Due North Communications
- Industry: Advertising
- Founded: 1993
- Headquarters: Toronto, Ontario, Canada
- Key people: Mark Weisbarth; Chief Executive Officer
- Website: Due North Communications Inc.

= Due North Communications =

Due North Communications is an independent Canadian advertising agency. It was named one of Canada's 50 Best Private Managed Companies by The National Post.

== Management team ==
Due North's management team consists of Chief Executive Officer Mark Weisbarth, President Jill King, Senior Vice President, Creative Director Karen Howe, Vice President, Media Director Azim Alibhai, Vice President, Group Account Director Marianne Lawless, Vice President, Group Account Director Rob Nadler, Vice President, Social Media Hessie Jones.

== Recognition ==
Due North has received awards at the Cannes Lions International Advertising Festival, the New York Festival, the London International Advertising and Design Awards, and the Mobius Awards. In Canada Due North has been recognized by the Advertising and Design Club of Canada, the TVBs (Bessies), and The RMB Crystal Awards, The RSVP awards, the Applied Art Awards and the Marketing Awards.
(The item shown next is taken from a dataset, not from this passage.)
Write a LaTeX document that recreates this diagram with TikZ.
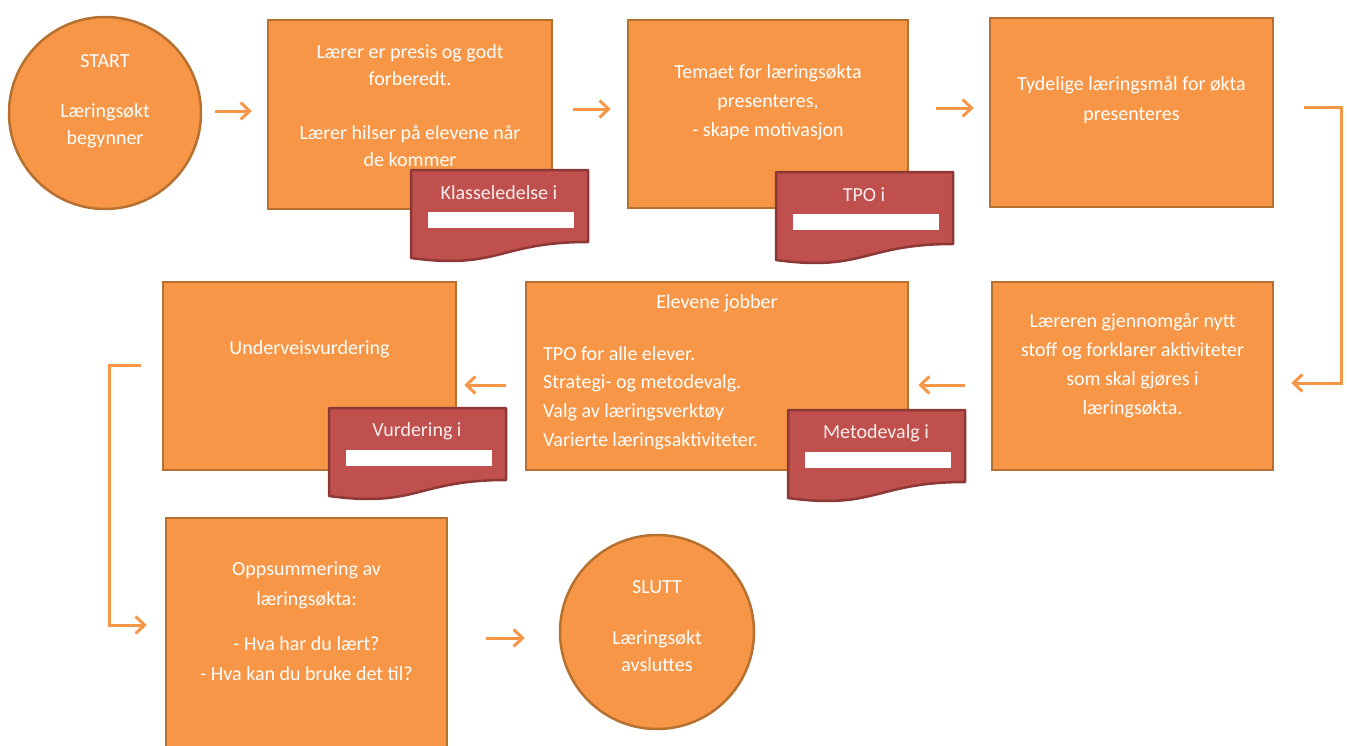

Due North has also received Gold at The Cassies Awards that celebrate advertising effectiveness as well as having been named one of Canada's 50 Best Private Managed Companies by The National Post.

== dial9 ==
In June 2010, Due North expanded its service offering to include digital strategy and development. dial9, a digital division of Due North, was formed. Desmond Lo, Chief Operating Officer and Dan Branco, Chief Technology Officer are principles within dial9. Soon following they acquired the services of a highly talented web interactive Art Director, Eduardo Cabral.